Problem to solve — Write out the material exactly, with the pictures left out.

BEGIN Given material

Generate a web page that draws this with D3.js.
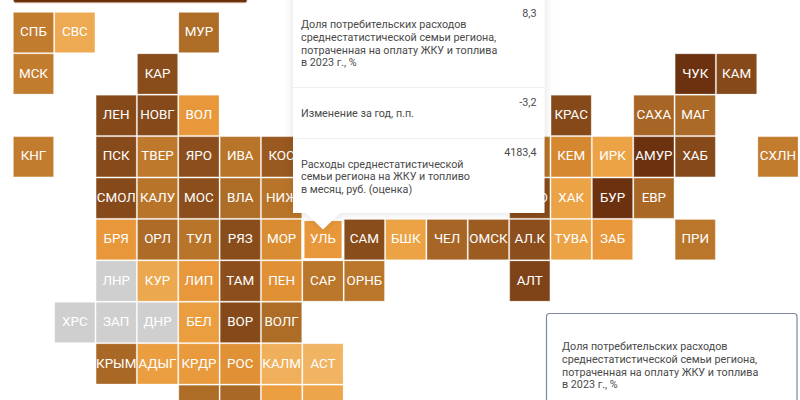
<!DOCTYPE html>
<html><head><meta charset="utf-8">
<script src="https://cdn.jsdelivr.net/npm/d3@7"></script>
<style>html,body{margin:0;padding:0;background:#fff;overflow:hidden}svg{display:block}text{font-family:Roboto,sans-serif}</style>
</head><body>
<svg id="c" width="800" height="400"></svg>
<script>
const regions=["СПБ","СВС","МУР","МСК","КАР","ЛЕН","НОВГ","ВОЛ","КРАС","САХА","МАГ","ЧУК","КАМ","КНГ","ПСК","ТВЕР","ЯРО","ИВА","КОС","","КЕМ","ИРК","АМУР","ХАБ","СХЛН","СМОЛ","КАЛУ","МОС","ВЛА","НИЖ","НОВО","ХАК","БУР","ЕВР","БРЯ","ОРЛ","ТУЛ","РЯЗ","МОР","УЛЬ","САМ","БШК","ЧЕЛ","ОМСК","АЛ.К","ТУВА","ЗАБ","ПРИ","ЛНР","КУР","ЛИП","ТАМ","ПЕН","САР","ОРНБ","АЛТ","ХРС","ЗАП","ДНР","БЕЛ","ВОР","ВОЛГ","КРЫМ","АДЫГ","КРДР","РОС","КАЛМ","АСТ","КЧР","СТАВ","ЧЕЧ","ДАГ"];
const cols=[0,1,4,0,3,2,3,4,13,15,16,16,17,0,2,3,4,5,6,12,13,14,15,16,18,2,3,4,5,6,12,13,14,15,2,3,4,5,6,7,8,9,10,11,12,13,14,16,2,3,4,5,6,7,8,12,1,2,3,4,5,6,2,3,4,5,6,7,4,5,6,7];
const rows=[0,0,0,1,1,2,2,2,2,2,2,1,1,3,3,3,3,3,3,3,3,3,3,3,3,4,4,4,4,4,4,4,4,4,5,5,5,5,5,5,5,5,5,5,5,5,5,5,6,6,6,6,6,6,6,6,7,7,7,7,7,7,8,8,8,8,8,8,9,9,9,9];
const shares=[10,7.4,11,10,13.5,14,14,8.3,14,11.4,11.2,16,14,10,13.8,10.2,13.2,10.5,12.4,10.5,9.2,7.7,16,14,10,14,10.5,13.2,11,10.5,13.5,7.7,16,11.3,8.3,11.1,10.5,13.5,9,8.3,13.5,7.7,11.4,12.2,13.2,7.7,8.3,10.4,null,7.5,8.3,13.2,8.7,10.4,10.4,14.5,null,null,null,8,14,11,11.3,8,8.2,8.7,7.2,7,11,11.3,8,7.6];
const colorStops=[7,7.7,8.3,9.2,10,10.5,11,11.4,12.2,13.2,14,16];
const colorValues=["#f0b463","#eba346","#e8983a","#d68830","#c27c2e","#b87429","#ae6d27","#a86626","#9c5c21","#8c4e1c","#85491a","#6c3210"];
const noData="#cfcfcf";
const tipRows=["Доля потребительских расходов|среднестатистической семьи региона,|потраченная на оплату ЖКУ и топлива|в 2023 г., %","Изменение за год, п.п.","Расходы среднестатистической|семьи региона на ЖКУ и топливо|в месяц, руб. (оценка)"];
const tipValues=["8,3","-3,2","4183,4"];
const activeRegion="УЛЬ";

const svg=d3.select("#c");
const x=d3.scaleBand().domain(d3.range(19)).range([12.8,12.8+19*41.36]).paddingInner(0.03).paddingOuter(0.015);
const y=d3.scaleBand().domain(d3.range(10)).range([11.8,11.8+10*41.42]).paddingInner(0.03).paddingOuter(0.015);
const color=d3.scaleLinear().domain(colorStops).range(colorValues).clamp(true);
const tiles=regions.map((name,i)=>({name,col:cols[i],row:rows[i],v:shares[i]}));

const defs=svg.append("defs");
const f=defs.append("filter").attr("id","sh").attr("x","-10%").attr("y","-10%").attr("width","120%").attr("height","120%");
f.append("feDropShadow").attr("dx",0).attr("dy",0).attr("stdDeviation",5).attr("flood-color","#000").attr("flood-opacity",.13);

svg.append("rect").attr("x",13.5).attr("y",-20).attr("width",233.5).attr("height",22.8).attr("rx",2)
  .attr("fill",color(16)).attr("stroke","#d9c3ad").attr("stroke-width",.8);

const g=svg.selectAll("g.t").data(tiles).join("g").attr("class","t")
  .attr("transform",d=>`translate(${x(d.col)},${y(d.row)})`);
g.append("rect").attr("width",x.bandwidth()).attr("height",y.bandwidth())
  .attr("fill",d=>d.v==null?noData:color(d.v))
  .attr("stroke",d=>d.name===activeRegion?"#fff":"rgba(255,255,255,.22)")
  .attr("stroke-width",d=>d.name===activeRegion?3:1);
g.filter(d=>d.name).append("text").attr("x",x.bandwidth()/2).attr("y",y.bandwidth()/2+3.7).attr("text-anchor","middle")
  .attr("fill","#fff").attr("font-size",13.4).text(d=>d.name);

// tooltip
const tip=svg.append("g");
const tx=293,tr=544.5,tb=213;
const ax=x(cols[regions.indexOf(activeRegion)])+x.bandwidth()/2;
tip.append("path").attr("d",`M${tx},-20H${tr}V${tb}H${ax+17}L${ax},${tb+16.5}L${ax-17},${tb}H${tx}Z`)
  .attr("fill","#fff").attr("filter","url(#sh)");
const labelY=[28,117,167.5], valueY=[16.7,105.7,156];
[87.5,138.5].forEach(v=>tip.append("line").attr("x1",tx).attr("x2",tr).attr("y1",v).attr("y2",v).attr("stroke","#efefef"));
tipRows.forEach((t,i)=>{
  t.split("|").forEach((line,k)=>tip.append("text").attr("x",301).attr("y",labelY[i]+k*12.75)
    .attr("font-size",10.75).attr("fill","#4a4a4a").text(line));
  tip.append("text").attr("x",536.5).attr("y",valueY[i]).attr("text-anchor","end")
    .attr("font-size",10.75).attr("fill","#4a4a4a").text(tipValues[i]);
});

// legend box
svg.append("rect").attr("x",546.5).attr("y",313.5).attr("width",250.5).attr("height",120).attr("rx",3)
  .attr("fill","#fff").attr("stroke","#7f88a8").attr("stroke-width",1.2);
tipRows[0].split("|").forEach((line,k)=>svg.append("text").attr("x",562).attr("y",350+k*12.75)
  .attr("font-size",10.75).attr("fill","#4a4a4a").text(line));
</script>
</body></html>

END Given material

The solution —
Generate a web page that draws this with D3.js.
<!DOCTYPE html>
<html><head><meta charset="utf-8">
<script src="https://cdn.jsdelivr.net/npm/d3@7"></script>
<style>html,body{margin:0;padding:0;background:#fff;overflow:hidden}svg{display:block}text{font-family:Roboto,sans-serif}</style>
</head><body>
<svg id="c" width="800" height="400"></svg>
<script>
const regions=["СПБ","СВС","МУР","МСК","КАР","ЛЕН","НОВГ","ВОЛ","КРАС","САХА","МАГ","ЧУК","КАМ","КНГ","ПСК","ТВЕР","ЯРО","ИВА","КОС","","КЕМ","ИРК","АМУР","ХАБ","СХЛН","СМОЛ","КАЛУ","МОС","ВЛА","НИЖ","НОВО","ХАК","БУР","ЕВР","БРЯ","ОРЛ","ТУЛ","РЯЗ","МОР","УЛЬ","САМ","БШК","ЧЕЛ","ОМСК","АЛ.К","ТУВА","ЗАБ","ПРИ","ЛНР","КУР","ЛИП","ТАМ","ПЕН","САР","ОРНБ","АЛТ","ХРС","ЗАП","ДНР","БЕЛ","ВОР","ВОЛГ","КРЫМ","АДЫГ","КРДР","РОС","КАЛМ","АСТ","КЧР","СТАВ","ЧЕЧ","ДАГ"];
const cols=[0,1,4,0,3,2,3,4,13,15,16,16,17,0,2,3,4,5,6,12,13,14,15,16,18,2,3,4,5,6,12,13,14,15,2,3,4,5,6,7,8,9,10,11,12,13,14,16,2,3,4,5,6,7,8,12,1,2,3,4,5,6,2,3,4,5,6,7,4,5,6,7];
const rows=[0,0,0,1,1,2,2,2,2,2,2,1,1,3,3,3,3,3,3,3,3,3,3,3,3,4,4,4,4,4,4,4,4,4,5,5,5,5,5,5,5,5,5,5,5,5,5,5,6,6,6,6,6,6,6,6,7,7,7,7,7,7,8,8,8,8,8,8,9,9,9,9];
const shares=[10,7.4,11,10,13.5,14,14,8.3,14,11.4,11.2,16,14,10,13.8,10.2,13.2,10.5,12.4,10.5,9.2,7.7,16,14,10,14,10.5,13.2,11,10.5,13.5,7.7,16,11.3,8.3,11.1,10.5,13.5,9,8.3,13.5,7.7,11.4,12.2,13.2,7.7,8.3,10.4,null,7.5,8.3,13.2,8.7,10.4,10.4,14.5,null,null,null,8,14,11,11.3,8,8.2,8.7,7.2,7,11,11.3,8,7.6];
const colorStops=[7,7.7,8.3,9.2,10,10.5,11,11.4,12.2,13.2,14,16];
const colorValues=["#f0b463","#eba346","#e8983a","#d68830","#c27c2e","#b87429","#ae6d27","#a86626","#9c5c21","#8c4e1c","#85491a","#6c3210"];
const noData="#cfcfcf";
const tipRows=["Доля потребительских расходов|среднестатистической семьи региона,|потраченная на оплату ЖКУ и топлива|в 2023 г., %","Изменение за год, п.п.","Расходы среднестатистической|семьи региона на ЖКУ и топливо|в месяц, руб. (оценка)"];
const tipValues=["8,3","-3,2","4183,4"];
const activeRegion="УЛЬ";

const svg=d3.select("#c");
const x=d3.scaleBand().domain(d3.range(19)).range([12.8,12.8+19*41.36]).paddingInner(0.03).paddingOuter(0.015);
const y=d3.scaleBand().domain(d3.range(10)).range([11.8,11.8+10*41.42]).paddingInner(0.03).paddingOuter(0.015);
const color=d3.scaleLinear().domain(colorStops).range(colorValues).clamp(true);
const tiles=regions.map((name,i)=>({name,col:cols[i],row:rows[i],v:shares[i]}));

const defs=svg.append("defs");
const f=defs.append("filter").attr("id","sh").attr("x","-10%").attr("y","-10%").attr("width","120%").attr("height","120%");
f.append("feDropShadow").attr("dx",0).attr("dy",0).attr("stdDeviation",5).attr("flood-color","#000").attr("flood-opacity",.13);

svg.append("rect").attr("x",13.5).attr("y",-20).attr("width",233.5).attr("height",22.8).attr("rx",2)
  .attr("fill",color(16)).attr("stroke","#d9c3ad").attr("stroke-width",.8);

const g=svg.selectAll("g.t").data(tiles).join("g").attr("class","t")
  .attr("transform",d=>`translate(${x(d.col)},${y(d.row)})`);
g.append("rect").attr("width",x.bandwidth()).attr("height",y.bandwidth())
  .attr("fill",d=>d.v==null?noData:color(d.v))
  .attr("stroke",d=>d.name===activeRegion?"#fff":"rgba(255,255,255,.22)")
  .attr("stroke-width",d=>d.name===activeRegion?3:1);
g.filter(d=>d.name).append("text").attr("x",x.bandwidth()/2).attr("y",y.bandwidth()/2+3.7).attr("text-anchor","middle")
  .attr("fill","#fff").attr("font-size",13.4).text(d=>d.name);

// tooltip
const tip=svg.append("g");
const tx=293,tr=544.5,tb=213;
const ax=x(cols[regions.indexOf(activeRegion)])+x.bandwidth()/2;
tip.append("path").attr("d",`M${tx},-20H${tr}V${tb}H${ax+17}L${ax},${tb+16.5}L${ax-17},${tb}H${tx}Z`)
  .attr("fill","#fff").attr("filter","url(#sh)");
const labelY=[28,117,167.5], valueY=[16.7,105.7,156];
[87.5,138.5].forEach(v=>tip.append("line").attr("x1",tx).attr("x2",tr).attr("y1",v).attr("y2",v).attr("stroke","#efefef"));
tipRows.forEach((t,i)=>{
  t.split("|").forEach((line,k)=>tip.append("text").attr("x",301).attr("y",labelY[i]+k*12.75)
    .attr("font-size",10.75).attr("fill","#4a4a4a").text(line));
  tip.append("text").attr("x",536.5).attr("y",valueY[i]).attr("text-anchor","end")
    .attr("font-size",10.75).attr("fill","#4a4a4a").text(tipValues[i]);
});

// legend box
svg.append("rect").attr("x",546.5).attr("y",313.5).attr("width",250.5).attr("height",120).attr("rx",3)
  .attr("fill","#fff").attr("stroke","#7f88a8").attr("stroke-width",1.2);
tipRows[0].split("|").forEach((line,k)=>svg.append("text").attr("x",562).attr("y",350+k*12.75)
  .attr("font-size",10.75).attr("fill","#4a4a4a").text(line));
</script>
</body></html>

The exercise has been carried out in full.